#### Aim:
Begin with the first line and repeat exactly through the line containing "closed_loop_poles = [-46.0, -12.7, -10.3]"; leave every image out.

#### Dataset excerpt:

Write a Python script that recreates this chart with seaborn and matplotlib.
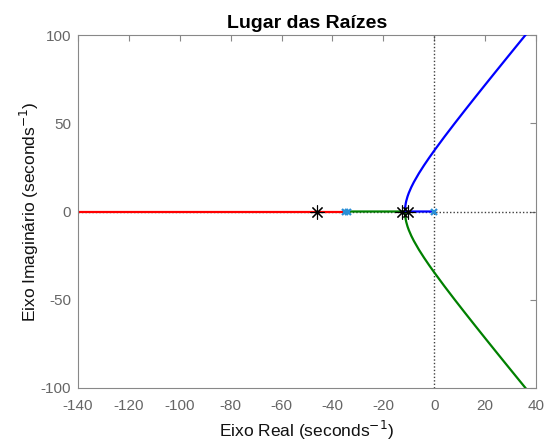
import numpy as np
import pandas as pd
from matplotlib import pyplot as plt
import seaborn as sns

# open-loop poles and the closed-loop poles marked with asterisks
open_loop_poles = [0.0, -34.0, -35.0]
closed_loop_poles = [-46.0, -12.7, -10.3]

# complex branch (upper half: blue, lower half: green)
branch_real = [-11.5, -11.4, -11.2, -11.0, -10.5, -10.0, -9.0, -8.0, -6.0, -4.0, -2.0,
               0.0, 4.0, 8.0, 12.0, 16.0, 20.0, 24.0, 28.0, 32.0, 36.0, 40.0]
blue_imag = [0.0, 2.58, 4.55, 5.92, 8.47, 10.49, 13.82, 16.67, 21.68, 26.19, 30.43,
             34.50, 42.31, 49.86, 57.25, 64.54, 71.76, 78.93, 86.06, 93.16, 100.23, 107.3]
green_imag = [0.0, -2.58, -4.55, -5.92, -8.47, -10.49, -13.82, -16.67, -21.68, -26.19, -30.43,
              -34.50, -42.31, -49.86, -57.25, -64.54, -71.76, -78.93, -86.06, -93.16, -100.23, -107.3]

# real-axis parts of each branch
blue_real_axis = [0.0, -11.5]
green_real_axis = [-34.0, -11.5]
red_real_axis = [-35.0, -150.0]

blue = pd.DataFrame({"re": blue_real_axis + branch_real,
                     "im": [0.0, 0.0] + blue_imag})
green = pd.DataFrame({"re": green_real_axis + branch_real,
                      "im": [0.0, 0.0] + green_imag})
red = pd.DataFrame({"re": red_real_axis, "im": [0.0, 0.0]})

sns.set_style("white")
plt.rcParams["font.family"] = ["Liberation Sans", "DejaVu Sans"]
plt.rcParams["axes.unicode_minus"] = False
plt.rcParams["text.color"] = "black"
plt.rcParams["axes.labelcolor"] = "#111111"

fig = plt.figure(figsize=(5.44, 4.41), dpi=100)
ax = fig.add_axes([0.1434, 0.1202, 0.8419, 0.8004])

# dotted axes through the origin
ax.axvline(0, color="#404040", ls=(0, (1, 1.5)), lw=1.0, zorder=1)
ax.axhline(0, color="#404040", ls=(0, (1, 1.5)), lw=1.0, zorder=1)

sns.lineplot(data=red, x="re", y="im", sort=False, estimator=None, color="#ff0000",
             lw=1.6, ax=ax, zorder=2)
sns.lineplot(data=green, x="re", y="im", sort=False, estimator=None, color="#008000",
             lw=1.6, ax=ax, zorder=3)
sns.lineplot(data=blue, x="re", y="im", sort=False, estimator=None, color="#0000ff",
             lw=1.6, ax=ax, zorder=4)

ax.plot(open_loop_poles, np.zeros(len(open_loop_poles)), ls="none", marker="x",
        ms=4, mew=1.6, color="#2a8fd6", zorder=5)
ax.plot(closed_loop_poles, np.zeros(len(closed_loop_poles)), ls="none",
        marker=(8, 2, 0), ms=10, mew=0.8, color="black", zorder=6)

ax.set_xlim(-140, 40)
ax.set_ylim(-100, 100)
ax.set_xticks(np.arange(-140, 41, 20))
ax.set_yticks([-100, -50, 0, 50, 100])

ax.set_title("Lugar das Raízes", fontsize=14, fontweight="bold", pad=5, color="black")
ax.set_xlabel("Eixo Real (seconds$^{-1}$)", fontsize=12.5, labelpad=4)
ax.set_ylabel("Eixo Imaginário (seconds$^{-1}$)", fontsize=12.5, labelpad=0)

for s in ax.spines.values():
    s.set_color("#888888")
    s.set_linewidth(0.8)
ax.tick_params(direction="in", top=True, right=True, length=4, width=0.8,
               color="#888888", labelcolor="#666666", labelsize=11)
ax.tick_params(axis="x", pad=8)
ax.tick_params(axis="y", pad=5)

plt.savefig("out.png", dpi=100)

#### The reply:
Write a Python script that recreates this chart with seaborn and matplotlib.
import numpy as np
import pandas as pd
from matplotlib import pyplot as plt
import seaborn as sns

# open-loop poles and the closed-loop poles marked with asterisks
open_loop_poles = [0.0, -34.0, -35.0]
closed_loop_poles = [-46.0, -12.7, -10.3]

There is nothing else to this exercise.